Work to be completed —
Omit all images. Transcribe the rest of the material below exactly.

Information supplied —
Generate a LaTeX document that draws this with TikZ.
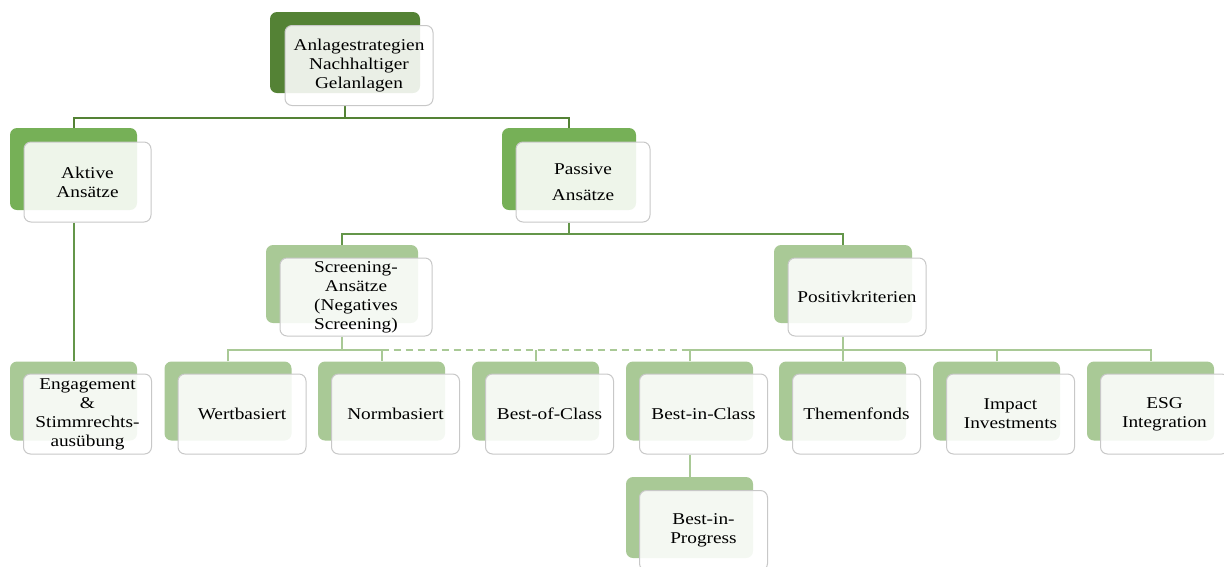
\documentclass[tikz,border=0pt]{standalone}
\usepackage{fontspec}
\setmainfont{Liberation Serif}[FakeStretch=1.17]
\usetikzlibrary{positioning,backgrounds}
\definecolor{grdark}{RGB}{84,130,53}
\definecolor{grmid}{RGB}{118,176,87}
\definecolor{grlight}{RGB}{169,201,150}
\definecolor{cardline}{RGB}{200,200,200}
\tikzset{
  back/.style={rounded corners=7pt, inner sep=0pt},
  card/.style={draw=cardline, line width=1pt, fill=white,
    fill opacity=.88, text opacity=1, rounded corners=7pt,
    align=center, inner sep=2pt, xshift=14pt, yshift=-13pt,
    font=\fontsize{16.5}{19}\selectfont},
  linkdk/.style={draw=grdark, line width=2pt},
  linkmd/.style={draw=grmid!85!black, line width=2pt},
  linklt/.style={draw=grlight, line width=2pt}
}

\begin{document}
\begin{tikzpicture}[x=1pt,y=1pt]
  \useasboundingbox(0,0)rectangle(1224,-566);
  % top
  \node[back, fill=grdark, minimum width=150pt, minimum height=81pt]
    (root-b) at (345,-52.5) {};
  \node[card, minimum width=148pt, minimum height=80pt]
    (root) at (root-b) {Anlagestrategien\\Nachhaltiger\\Gelanlagen};
  % level 1
  \node[back, fill=grmid, minimum width=127pt, minimum height=82pt]
    (akt-b) at (73.5,-169) {};
  \node[card, minimum width=127pt, minimum height=80pt]
    (akt) at (akt-b) {Aktive\\Ansätze};
  \node[back, fill=grmid, minimum width=134pt, minimum height=82pt]
    (pas-b) at (569,-169) {};
  \node[card, minimum width=134pt, minimum height=80pt]
    (pas) at (pas-b) {Passive\\[7pt]Ansätze};
  % level 2
  \node[back, fill=grlight, minimum width=152pt, minimum height=78pt]
    (scr-b) at (342,-284) {};
  \node[card, minimum width=152pt, minimum height=78pt]
    (scr) at (scr-b) {Screening-\\Ansätze\\(Negatives\\Screening)};
  \node[back, fill=grlight, minimum width=138pt, minimum height=78pt]
    (pos-b) at (843,-284) {};
  \node[card, minimum width=138pt, minimum height=78pt]
    (pos) at (pos-b) {Positivkriterien};
  % level 3
  \foreach \n/\x/\t in {eng/73.5/{Engagement\\\&\\Stimmrechts-\\ausübung},
    wert/228/Wertbasiert, norm/381.5/Normbasiert,
    bof/535.5/Best-of-Class, bic/689.5/Best-in-Class,
    them/842.5/Themenfonds, imp/996.5/{Impact\\Investments},
    esg/1150.5/{ESG\\Integration}}{
    \node[back, fill=grlight, minimum width=127pt, minimum height=79pt]
      (\n-b) at (\x,-401) {};
    \node[card, minimum width=128pt, minimum height=80pt]
      (\n) at (\n-b) {\t};
  }
  \node[back, fill=grlight, minimum width=127pt, minimum height=81pt]
    (bip-b) at (689.5,-517.5) {};
  \node[card, minimum width=128pt, minimum height=80pt]
    (bip) at (bip-b) {Best-in-\\Progress};
  % connectors
  \begin{scope}[on background layer]
    \draw[linkdk](root.south -| root-b)--++(0,-12)coordinate(bus1);
    \draw[linkdk](akt-b.north)|-(bus1)-|(pas-b.north);
    \draw[linkmd](pas.south -| pas-b)--++(0,-11)coordinate(bus2);
    \draw[linkmd](scr-b.north)|-(bus2)-|(pos-b.north);
    \draw[linkmd](akt.south -| akt-b)--(eng-b.north);
    \draw[linklt](scr.south -| scr-b)--++(0,-13)coordinate(bus3a);
    \draw[linklt](wert-b.north)|-(bus3a)-|(norm-b.north);
    \draw[linklt, dash pattern=on 7pt off 5pt]
      (norm-b.north |- bus3a)--(bic-b.north |- bus3a);
    \draw[linklt](bof-b.north)--(bof-b.north |- bus3a);
    \draw[linklt](pos.south -| pos-b)--++(0,-13)coordinate(bus3b);
    \draw[linklt](bic-b.north)|-(bus3b)-|(esg-b.north);
    \draw[linklt](them-b.north)--(them-b.north |- bus3b);
    \draw[linklt](imp-b.north)--(imp-b.north |- bus3b);
    \draw[linklt](bic.south -| bic-b)--(bip-b.north);
  \end{scope}
\end{tikzpicture}
\end{document}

Reply to the task —
Generate a LaTeX document that draws this with TikZ.
\documentclass[tikz,border=0pt]{standalone}
\usepackage{fontspec}
\setmainfont{Liberation Serif}[FakeStretch=1.17]
\usetikzlibrary{positioning,backgrounds}
\definecolor{grdark}{RGB}{84,130,53}
\definecolor{grmid}{RGB}{118,176,87}
\definecolor{grlight}{RGB}{169,201,150}
\definecolor{cardline}{RGB}{200,200,200}
\tikzset{
  back/.style={rounded corners=7pt, inner sep=0pt},
  card/.style={draw=cardline, line width=1pt, fill=white,
    fill opacity=.88, text opacity=1, rounded corners=7pt,
    align=center, inner sep=2pt, xshift=14pt, yshift=-13pt,
    font=\fontsize{16.5}{19}\selectfont},
  linkdk/.style={draw=grdark, line width=2pt},
  linkmd/.style={draw=grmid!85!black, line width=2pt},
  linklt/.style={draw=grlight, line width=2pt}
}

\begin{document}
\begin{tikzpicture}[x=1pt,y=1pt]
  \useasboundingbox(0,0)rectangle(1224,-566);
  % top
  \node[back, fill=grdark, minimum width=150pt, minimum height=81pt]
    (root-b) at (345,-52.5) {};
  \node[card, minimum width=148pt, minimum height=80pt]
    (root) at (root-b) {Anlagestrategien\\Nachhaltiger\\Gelanlagen};
  % level 1
  \node[back, fill=grmid, minimum width=127pt, minimum height=82pt]
    (akt-b) at (73.5,-169) {};
  \node[card, minimum width=127pt, minimum height=80pt]
    (akt) at (akt-b) {Aktive\\Ansätze};
  \node[back, fill=grmid, minimum width=134pt, minimum height=82pt]
    (pas-b) at (569,-169) {};
  \node[card, minimum width=134pt, minimum height=80pt]
    (pas) at (pas-b) {Passive\\[7pt]Ansätze};
  % level 2
  \node[back, fill=grlight, minimum width=152pt, minimum height=78pt]
    (scr-b) at (342,-284) {};
  \node[card, minimum width=152pt, minimum height=78pt]
    (scr) at (scr-b) {Screening-\\Ansätze\\(Negatives\\Screening)};
  \node[back, fill=grlight, minimum width=138pt, minimum height=78pt]
    (pos-b) at (843,-284) {};
  \node[card, minimum width=138pt, minimum height=78pt]
    (pos) at (pos-b) {Positivkriterien};
  % level 3
  \foreach \n/\x/\t in {eng/73.5/{Engagement\\\&\\Stimmrechts-\\ausübung},
    wert/228/Wertbasiert, norm/381.5/Normbasiert,
    bof/535.5/Best-of-Class, bic/689.5/Best-in-Class,
    them/842.5/Themenfonds, imp/996.5/{Impact\\Investments},
    esg/1150.5/{ESG\\Integration}}{
    \node[back, fill=grlight, minimum width=127pt, minimum height=79pt]
      (\n-b) at (\x,-401) {};
    \node[card, minimum width=128pt, minimum height=80pt]
      (\n) at (\n-b) {\t};
  }
  \node[back, fill=grlight, minimum width=127pt, minimum height=81pt]
    (bip-b) at (689.5,-517.5) {};
  \node[card, minimum width=128pt, minimum height=80pt]
    (bip) at (bip-b) {Best-in-\\Progress};
  % connectors
  \begin{scope}[on background layer]
    \draw[linkdk](root.south -| root-b)--++(0,-12)coordinate(bus1);
    \draw[linkdk](akt-b.north)|-(bus1)-|(pas-b.north);
    \draw[linkmd](pas.south -| pas-b)--++(0,-11)coordinate(bus2);
    \draw[linkmd](scr-b.north)|-(bus2)-|(pos-b.north);
    \draw[linkmd](akt.south -| akt-b)--(eng-b.north);
    \draw[linklt](scr.south -| scr-b)--++(0,-13)coordinate(bus3a);
    \draw[linklt](wert-b.north)|-(bus3a)-|(norm-b.north);
    \draw[linklt, dash pattern=on 7pt off 5pt]
      (norm-b.north |- bus3a)--(bic-b.north |- bus3a);
    \draw[linklt](bof-b.north)--(bof-b.north |- bus3a);
    \draw[linklt](pos.south -| pos-b)--++(0,-13)coordinate(bus3b);
    \draw[linklt](bic-b.north)|-(bus3b)-|(esg-b.north);
    \draw[linklt](them-b.north)--(them-b.north |- bus3b);
    \draw[linklt](imp-b.north)--(imp-b.north |- bus3b);
    \draw[linklt](bic.south -| bic-b)--(bip-b.north);
  \end{scope}
\end{tikzpicture}
\end{document}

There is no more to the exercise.